**** SOURCE EXCERPT
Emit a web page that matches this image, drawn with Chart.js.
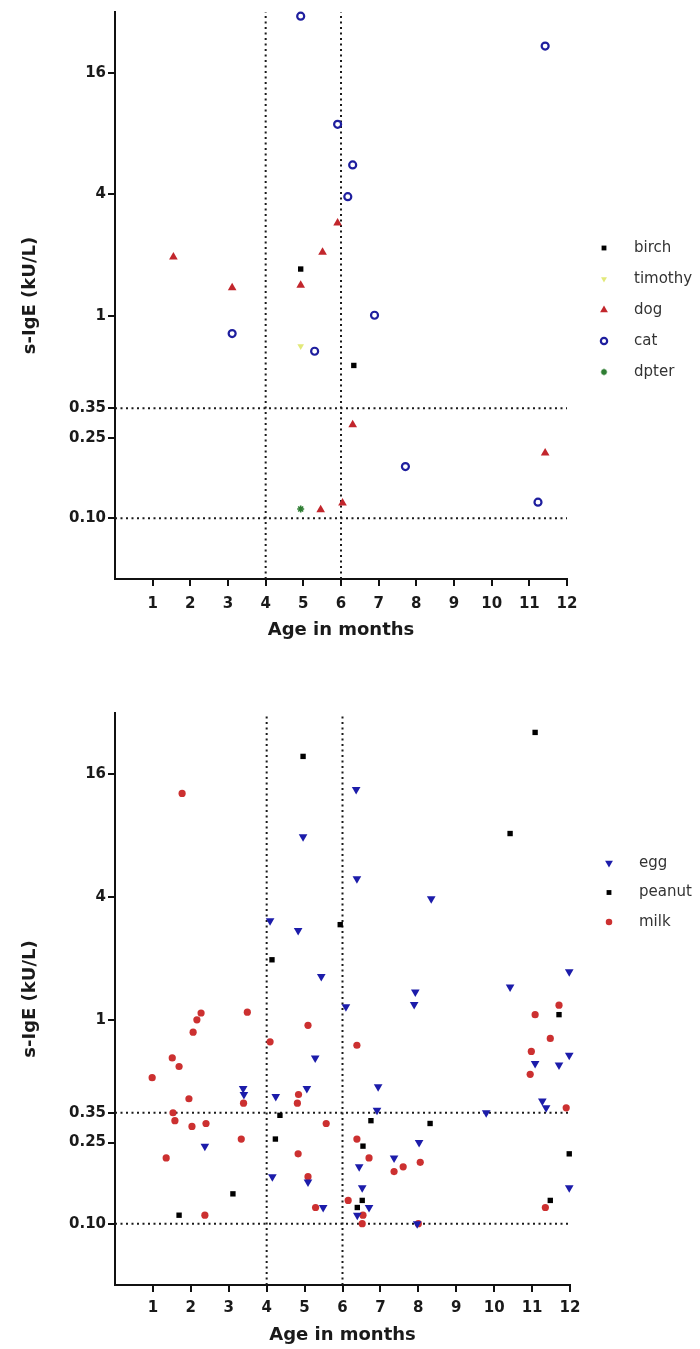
<!DOCTYPE html>
<html>
<head>
  <meta charset="utf-8">
  <title>s-IgE by age in months</title>
  <script src="https://cdn.jsdelivr.net/npm/chart.js"></script>
  <style>
    body { margin: 0; background: #fff; }
    .wrap { position: relative; width: 700px; height: 1349px; }
    canvas { position: absolute; left: 0; }
    #inhalants { top: 0; }
    #foods { top: 665px; }
  </style>
</head>
<body>
  <div class="wrap">
    <canvas id="inhalants" width="700" height="650"></canvas>
    <canvas id="foods" width="700" height="684"></canvas>
  </div>

  <script>
    // axis ticks and cut-off lines
    const monthTicks = [1, 2, 3, 4, 5, 6, 7, 8, 9, 10, 11, 12];
    const igeTicks = [0.1, 0.25, 0.35, 1, 4, 16];
    const ageCutoffs = [4, 6];
    const igeCutoffs = [0.35, 0.1];
    const yMin = 0.05, yMax = 32;

    // inhalant allergens: [age in months, s-IgE kU/L]
    const birch = [[4.93, 1.71], [6.34, 0.57]];
    const timothy = [[4.93, 0.71]];
    const dog = [[1.55, 1.96], [3.11, 1.38], [4.93, 1.42], [5.51, 2.07], [5.91, 2.89],
      [6.31, 0.29], [11.42, 0.21], [6.04, 0.119], [5.46, 0.11]];
    const cat = [[4.93, 30.5], [11.42, 21.7], [5.91, 8.9], [6.31, 5.6], [6.18, 3.9],
      [6.89, 1.01], [3.11, 0.82], [5.30, 0.67], [7.71, 0.18], [11.23, 0.12]];
    const dpter = [[4.93, 0.111]];

    // food allergens
    const egg = [[4.96, 7.9], [4.09, 3.06], [4.83, 2.74], [5.44, 1.63], [6.09, 1.16],
      [6.36, 13.5], [6.38, 4.92], [8.34, 3.93], [7.92, 1.37], [7.89, 1.19], [10.42, 1.45],
      [11.98, 1.72], [3.38, 0.46], [3.40, 0.43], [4.24, 0.42], [5.28, 0.65], [5.06, 0.46],
      [2.37, 0.24], [4.15, 0.17], [5.09, 0.16], [5.49, 0.12], [6.94, 0.47], [6.91, 0.36],
      [9.79, 0.35], [11.08, 0.61], [11.71, 0.60], [11.98, 0.67], [11.27, 0.40], [11.37, 0.37],
      [8.02, 0.25], [7.36, 0.21], [6.44, 0.19], [6.52, 0.15], [6.70, 0.12], [6.39, 0.11],
      [7.97, 0.10], [11.98, 0.15]];
    const peanut = [[4.96, 19.6], [11.08, 25.7], [10.42, 8.2], [5.94, 2.93], [4.14, 1.97],
      [11.71, 1.06], [4.35, 0.34], [4.23, 0.26], [3.11, 0.14], [1.69, 0.11], [6.75, 0.32],
      [8.31, 0.31], [6.54, 0.24], [11.98, 0.22], [6.52, 0.13], [6.39, 0.12], [11.48, 0.13]];
    const milk = [[1.77, 12.9], [2.27, 1.08], [2.16, 1.0], [2.06, 0.87], [3.49, 1.09],
      [5.09, 0.94], [4.09, 0.78], [1.51, 0.65], [1.69, 0.59], [0.98, 0.52], [1.95, 0.41],
      [4.84, 0.43], [4.81, 0.39], [3.39, 0.39], [1.53, 0.35], [1.58, 0.32], [2.03, 0.30],
      [2.40, 0.31], [5.57, 0.31], [3.33, 0.26], [1.35, 0.21], [4.83, 0.22], [5.09, 0.17],
      [5.29, 0.12], [2.37, 0.11], [6.15, 0.13], [11.71, 1.18], [11.08, 1.06], [11.48, 0.81],
      [10.98, 0.70], [10.95, 0.54], [11.90, 0.37], [6.38, 0.75], [6.38, 0.26], [6.70, 0.21],
      [7.36, 0.18], [7.60, 0.19], [8.05, 0.20], [6.54, 0.11], [6.52, 0.10], [8.0, 0.10],
      [11.35, 0.12]];

    const FONT = '"DejaVu Sans", Verdana, sans-serif';

    function pts(arr) {
      return arr.map(([x, y]) => ({ x, y }));
    }

    function series(label, arr, style) {
      return Object.assign({
        label,
        data: pts(arr),
        pointBorderWidth: 0,
        pointRotation: 0,
        clip: false,
        order: 0
      }, style);
    }

    // dotted cut-off lines, drawn as line datasets behind the points
    function cutoffLines() {
      const common = {
        type: 'line', refLine: true, borderColor: '#1a1a1a', borderWidth: 2,
        borderDash: [2, 3.5], pointRadius: 0, fill: false, order: 10
      };
      const v = ageCutoffs.map(a => Object.assign({ data: [{ x: a, y: yMin }, { x: a, y: yMax }] }, common));
      const h = igeCutoffs.map(c => Object.assign({ data: [{ x: 0, y: c }, { x: 12, y: c }] }, common));
      return v.concat(h);
    }

    // legend on the right: marker then label
    const sideLegend = {
      id: 'sideLegend',
      afterDraw(chart, args, opts) {
        const ctx = chart.ctx;
        ctx.save();
        chart.data.datasets.filter(d => !d.refLine).forEach((d, i) => {
          const y = opts.y + i * opts.gap;
          ctx.fillStyle = d.pointBackgroundColor;
          ctx.strokeStyle = d.pointBorderColor || d.pointBackgroundColor;
          ctx.lineWidth = d.pointBorderWidth;
          if (Chart.helpers && Chart.helpers.drawPoint) {
            Chart.helpers.drawPoint(ctx, {
              pointStyle: d.pointStyle, radius: d.pointRadius * 0.9,
              rotation: d.pointRotation, borderWidth: d.pointBorderWidth
            }, opts.x, y);
          } else {
            ctx.fillRect(opts.x - 3, y - 3, 6, 6);
          }
          ctx.font = '15px ' + FONT;
          ctx.textBaseline = 'middle';
          ctx.fillStyle = '#333';
          ctx.fillText(d.label, opts.x + 30, y);
        });
        ctx.restore();
      }
    };

    function makeChart(id, sets, frame) {
      const tickFont = { family: FONT, size: 15, weight: 'bold' };
      const titleFont = { family: FONT, size: 18, weight: 'bold' };
      const axisGrid = { drawOnChartArea: false, drawTicks: true, tickLength: 7, color: '#111', lineWidth: 2 };
      const axisBorder = { display: true, color: '#111', width: 2 };
      return new Chart(document.getElementById(id), {
        type: 'scatter',
        data: { datasets: sets.concat(cutoffLines()) },
        options: {
          responsive: false,
          animation: false,
          layout: { padding: { top: frame.top, right: frame.right, left: 0, bottom: 0 } },
          plugins: {
            legend: { display: false },
            tooltip: { enabled: false },
            sideLegend: frame.legend
          },
          scales: {
            x: {
              type: 'linear', min: 0, max: 12,
              afterFit: s => { s.height = frame.xAxis; },
              afterBuildTicks: s => { s.ticks = monthTicks.map(v => ({ value: v })); },
              ticks: { font: tickFont, color: '#1a1a1a', padding: frame.tickPad, maxRotation: 0 },
              grid: axisGrid,
              border: axisBorder,
              title: { display: true, text: 'Age in months', font: titleFont, color: '#1a1a1a', padding: { top: 0, bottom: frame.titlePad } }
            },
            y: {
              type: 'logarithmic', min: yMin, max: yMax,
              afterFit: s => { s.width = 115; },
              afterBuildTicks: s => { s.ticks = igeTicks.map(v => ({ value: v })); },
              ticks: {
                font: tickFont, color: '#1a1a1a', padding: 2,
                callback: v => (v < 1 ? Number(v).toFixed(2) : String(v))
              },
              grid: axisGrid,
              border: axisBorder,
              title: { display: true, text: 's-IgE (kU/L)', font: titleFont, color: '#1a1a1a', padding: { top: 20, bottom: 0 } }
            }
          }
        },
        plugins: [sideLegend]
      });
    }

    makeChart('inhalants', [
      series('birch', birch, { pointStyle: 'rect', pointRadius: 3.8, pointBackgroundColor: '#000' }),
      series('timothy', timothy, { pointStyle: 'triangle', pointRotation: 180, pointRadius: 3.8, pointBackgroundColor: '#e2e97a' }),
      series('dog', dog, { pointStyle: 'triangle', pointRadius: 5, pointBackgroundColor: '#c2262c' }),
      series('cat', cat, { pointStyle: 'circle', pointRadius: 3.5, pointBackgroundColor: '#fff', pointBorderColor: '#1e1e9e', pointBorderWidth: 2.2 }),
      series('dpter', dpter, { pointStyle: 'star', pointRadius: 3.5, pointBackgroundColor: '#2e7d32', pointBorderColor: '#2e7d32', pointBorderWidth: 1.6 })
    ], { top: 12, right: 133, xAxis: 71, tickPad: 9, titlePad: 9, legend: { x: 604, y: 248, gap: 31 } });

    makeChart('foods', [
      series('egg', egg, { pointStyle: 'triangle', pointRotation: 180, pointRadius: 5, pointBackgroundColor: '#1c1caa' }),
      series('peanut', peanut, { pointStyle: 'rect', pointRadius: 3.8, pointBackgroundColor: '#000' }),
      series('milk', milk, { pointStyle: 'circle', pointRadius: 3.6, pointBackgroundColor: '#cc3030' })
    ], { top: 48, right: 130, xAxis: 64, tickPad: 7, titlePad: 3, legend: { x: 609, y: 198, gap: 29.5 } });
  </script>
</body>
</html>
********
WHAT YOU WILL DO —
Omitting all pictures, restate exactly the lines of the material from its start through the line that contains "const yMin = 0.05, yMax = 32;".

WRITTEN REPLY —
Emit a web page that matches this image, drawn with Chart.js.
<!DOCTYPE html>
<html>
<head>
  <meta charset="utf-8">
  <title>s-IgE by age in months</title>
  <script src="https://cdn.jsdelivr.net/npm/chart.js"></script>
  <style>
    body { margin: 0; background: #fff; }
    .wrap { position: relative; width: 700px; height: 1349px; }
    canvas { position: absolute; left: 0; }
    #inhalants { top: 0; }
    #foods { top: 665px; }
  </style>
</head>
<body>
  <div class="wrap">
    <canvas id="inhalants" width="700" height="650"></canvas>
    <canvas id="foods" width="700" height="684"></canvas>
  </div>

  <script>
    // axis ticks and cut-off lines
    const monthTicks = [1, 2, 3, 4, 5, 6, 7, 8, 9, 10, 11, 12];
    const igeTicks = [0.1, 0.25, 0.35, 1, 4, 16];
    const ageCutoffs = [4, 6];
    const igeCutoffs = [0.35, 0.1];
    const yMin = 0.05, yMax = 32;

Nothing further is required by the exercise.